Ulster Unionist leader David Trimble convened his divided delegates this morning for a policy vote that could blow Northern Ireland's peace process off course once again - and perhaps shatter his own fragile hold over his party.

Ulster Unionist leader David Trimble convened his divided delegates this morning for a policy vote that could blow Northern Ireland's peace process off course once again - and perhaps shatter his own fragile hold over his party.

Trimble, the Nobel laureate who has twice led his Ulster Unionists into a four-party government that includes the IRA-allied Sinn Fein, faces his first head-to-head confrontation with his chief opponent, Good Friday accord critic Jeffrey Donaldson.

Donaldson, who has long chastised Trimble for accepting a pact that contained no ironclad requirements from the IRA to disarm, is hoping the party will back his plans to collapse the Catholic-Protestant administration if the IRA hasn't begun to disarm by November 30th.

Trimble is facing mounting pressure because the IRA has yet to fulfill its May promise to work with disarmament officials to put its weapons "completely and verifiably beyond use." But Trimble is arguing that Donaldson's blunt plan, particularly its specific deadline, would give the outlawed group an excuse to abandon its disarmament pledge.

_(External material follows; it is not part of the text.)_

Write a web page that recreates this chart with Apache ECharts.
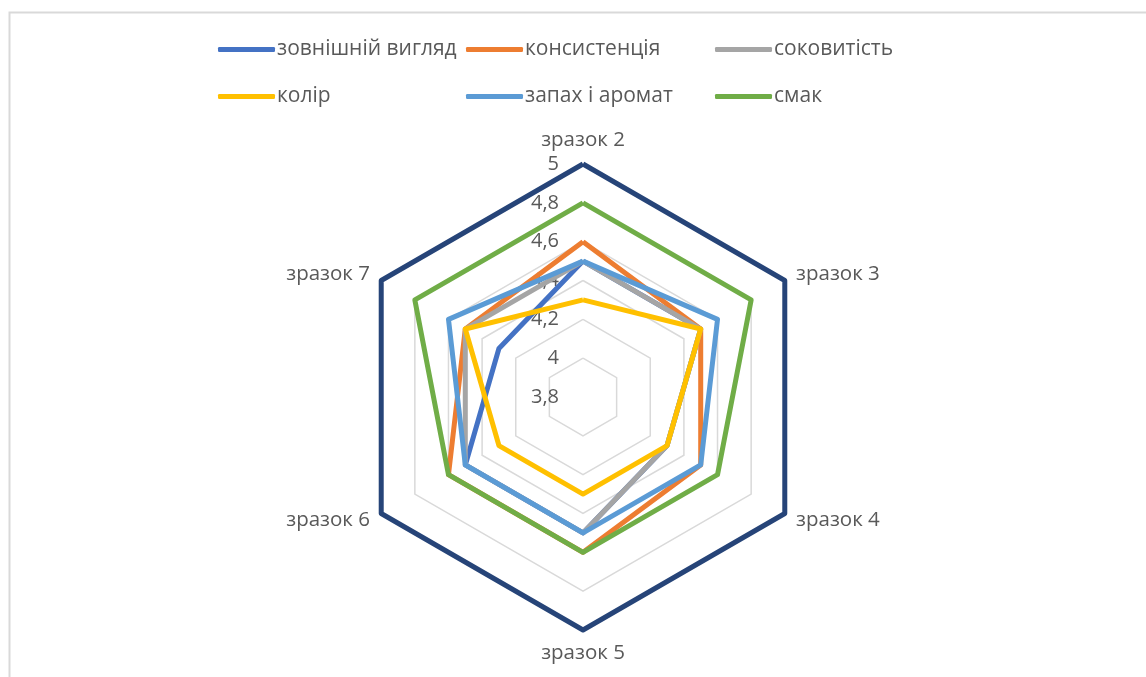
<!DOCTYPE html>
<html>
<head>
<meta charset="utf-8">
<script src="https://cdn.jsdelivr.net/npm/echarts@6/dist/echarts.min.js"></script>
<style>
  html, body { margin: 0; padding: 0; background: #fff; }
  #chart { width: 1146px; height: 677px; }
</style>
</head>
<body>
<div id="chart"></div>
<script>
const samples = ['зразок 2', 'зразок 3', 'зразок 4', 'зразок 5', 'зразок 6', 'зразок 7'];
const seriesNames = ['зовнішній вигляд', 'консистенція', 'соковитість', 'колір', 'запах і аромат', 'смак'];
const appearance = [4.5, 4.5, 4.3, 4.5, 4.5, 4.3];
const consistency = [4.6, 4.5, 4.5, 4.6, 4.6, 4.5];
const juiciness = [4.5, 4.5, 4.3, 4.5, 4.5, 4.5];
const colour = [4.3, 4.5, 4.3, 4.3, 4.3, 4.5];
const smell = [4.5, 4.6, 4.5, 4.5, 4.5, 4.6];
const taste = [4.8, 4.8, 4.6, 4.6, 4.6, 4.8];
const maxLine = [5, 5, 5, 5, 5, 5];
const axisMin = 3.8;
const axisMax = 5;

const colors = ['#4472C4', '#ED7D31', '#A5A5A5', '#FFC000', '#5B9BD5', '#70AD47'];
const values = [appearance, consistency, juiciness, colour, smell, taste];

// echarts puts radar indicators counter-clockwise, excel goes clockwise
const order = [0, 5, 4, 3, 2, 1];
const reorder = arr => order.map(i => arr[i]);

const font = '"Open Sans", "Noto Sans", sans-serif';
const textColor = '#595959';

const indicators = order.map((i, k) => {
    const ind = { name: samples[i], min: axisMin, max: axisMax };
    if (k === 0) {
        ind.axisLabel = { show: true };
    }
    return ind;
});

const radarData = values.map((v, i) => ({
    name: seriesNames[i],
    value: reorder(v),
    itemStyle: { color: colors[i] },
    lineStyle: { color: colors[i], width: 5 }
}));
radarData.push({
    name: 'max',
    value: reorder(maxLine),
    itemStyle: { color: '#264478' },
    lineStyle: { color: '#264478', width: 5 }
});

const colX = [218, 466, 715];
const rowY = [39, 86];
const legends = seriesNames.map((n, i) => ({
    data: [n],
    left: colX[i % 3],
    top: rowY[Math.floor(i / 3)],
    padding: 0,
    icon: 'roundRect',
    itemWidth: 57,
    itemHeight: 5,
    itemGap: 0,
    selectedMode: false,
    textStyle: { fontFamily: font, fontSize: 21, color: textColor, padding: [0, 0, 0, -3] }
}));

const chart = echarts.init(document.getElementById('chart'));
chart.setOption({
    animation: false,
    legend: legends,
    graphic: [{
        type: 'rect',
        left: 7,
        top: 10,
        shape: { width: 1200, height: 700 },
        style: { fill: 'none', stroke: '#D9D9D9', lineWidth: 2 }
    }],
    radar: {
        center: [583, 397],
        radius: 233,
        shape: 'polygon',
        splitNumber: 6,
        indicator: indicators,
        nameGap: 13,
        axisName: { fontFamily: font, fontSize: 20.5, color: textColor },
        axisLine: { show: false },
        axisTick: { show: false },
        axisLabel: {
            show: false,
            margin: 24,
            align: 'right',
            fontFamily: font,
            fontSize: 20,
            color: textColor,
            formatter: v => String(Math.round(v * 10) / 10).replace('.', ',')
        },
        splitLine: { lineStyle: { color: '#D9D9D9', width: 1.5 } },
        splitArea: { show: false }
    },
    series: [{
        type: 'radar',
        symbol: 'none',
        data: radarData
    }]
});
</script>
</body>
</html>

The Ulster Unionist chief has prepared his own get-tough strategy that he hopes a majority of delegates within the party's 860-strong council delegates will back. Both Sinn Fein and the coalition's major Catholic-supported party, the moderate SDLP, fear that Trimble's plan could upset the peace process too.

Should Trimble lose, his five-year tenure as Ulster Unionist chief would be in jeopardy, with his likely replacements all less willing to pursue the 1998 peace pact. Key to his survival is his party's deputy leader, John Taylor, who in previous key votes has given Trimble only half-hearted or last-minute support.

And once again Taylor declined to say how he was going to vote as he entered the Waterfront Hall, Belfast's glass-fronted conference center on the River Lagan, a symbol of the massive redevelopment under way in downtown Belfast since the IRA stopped planting car bombs here in 1994 as part of its cease-fire.

When the Ulster Unionist delegates last voted in May, after the IRA issued its disarmament pledge, Trimble received just 53 per cent backing for a return to power-sharing arrangements with Sinn Fein.

Trimble had initially persuaded his party in November 1999 to form the coalition - the intended cornerstone of the peace accord - after receiving assurances from Sinn Fein that gradual IRA disarmament would be likely to follow. His margin of victory then was 57 per cent.

But IRA disarmament didn't happen. The following February, Britain stepped in to save Trimble's party leadership by suspending the administration's powers and reimposing direct rule from London.

The power-sharing government has 12 Cabinet posts with Trimble in the senior position. The Ulster Unionists have three others, the Catholic SDLP four, while Sinn Fein and the hardline Democratic Unionists have two each.